An image never reflects a whole situation ... it reflects a moment ..." This observation accompanies Patrick Baz's photograph of an Iraqi man obliged to lift his robe and reveal his unglamorous underwear to a US soldier. The photograph is part of "Iraq Uncensored", an exhibition of more than 150 photos from two news agencies, Getty and Agence France Presse.

A conflict of views This ambitious show tells us a great deal not only about power relations in Iraq today, but also about how the power of a pointed camera is reinforced by that of a pointed gun. Some of the photographs capture the 21 days of action in the recent war, others provide glimpses of life before and after the conflict. One black and white picture from the Getty archive of expatriate huntsmen and hounds, captioned "RAF Exodus Hunt enjoying the Stirrup Cup, 1934", offers a telling insight into the British role in Iraq's history.

Many of the images are harrowing: a badly burnt baby with almost transparent skin, the blood vessels echoed by the white mesh dressing (Tim Sloan); a mourning widow at Karbala watched by a soldier (Karim Sahib). Others are understated but no less illuminating: the bloodied camera abandoned when the US forces bombed the Palestine Hotel in Baghdad, killing several journalists (Patrick Baz); a soldier photographing the surprisingly pink boudoir in one of the presidential palaces, its unmade bed testifying to a hurried departure (Romeo Gacad).

The exhibition claims to be "an uncensored, unbiased pictorial history of the recent events". But can it really be uncensored? In the process of selecting the images, some of the most gruesome were perhaps discounted. And this is certainly not an unbiased vision of Iraq. Whichever side photographers were working from, their movements were tightly controlled. Because many photographers were embedded with the invading forces, more than half of all the photos in this show are of soldiers or military hardware, usually American. Those operating independently of US/UK forces were instead controlled by Iraqi government minders, who decided where they went and when. A Getty photo of screaming women with guns, captioned "The Jerusalem militia", is presumably from a PR outing. Only one photograph--of an anti-war march in Berlin--acknowledges the strong external opposition to the war.

Despite these different viewpoints, everything is subsumed into one graphic outpouring in this exhibition.

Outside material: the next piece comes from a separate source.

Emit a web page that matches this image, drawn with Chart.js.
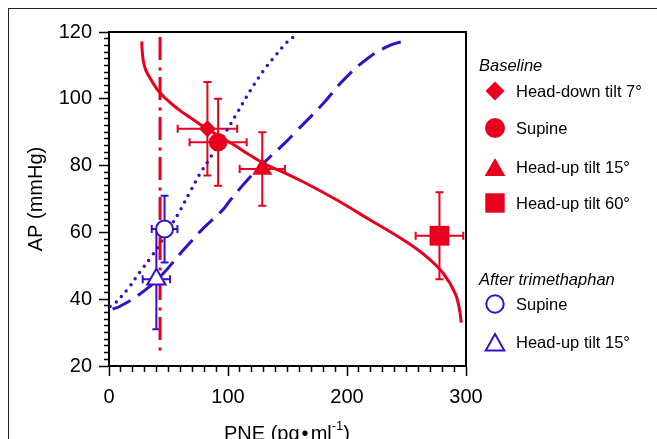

All the images are given equal prominence: photos of the main players--Tony Blair looking beatific as he clutches flowers, then creeping along behind George Bush; Donald Rumsfeld struggling to get into a flak jacket--detract from the impact of, say, Patrick Baz's image of an elite Republican Guard with a hole in his helmet.

There is little room in this show for a different sort of picture-making, such as Simon Norfolk's large-format still lives of traces of the war around Baghdad (recently on show at the Metro Imaging Gallery in Clerkenwell, London), which allowed the viewer space for interpretation. It would also have been interesting to see some of the images in the journalistic context for which they were intended.

The photography on display is of a high standard, especially given that the pictures were produced by photographers working under pressure to meet deadlines. They were not taken with an exhibition in mind, and this shows in the poor quality of some of the prints, where small digital files have been overstretched. There is one wide shot of a group of journalists running for cover--revealing that a news event is rarely covered by a lone photographer, and that a major concern can be keeping other photographers/film crews/journalists out of the picture.

And ironically, even as digital technology has made sending foreign news photos faster and easier, it has become harder for freelancers to survive the competition from big agencies such as Getty and AFP, with their huge and constantly updated websites. Thus work is inadvertently being censored through the domination of the market by those with the best resources.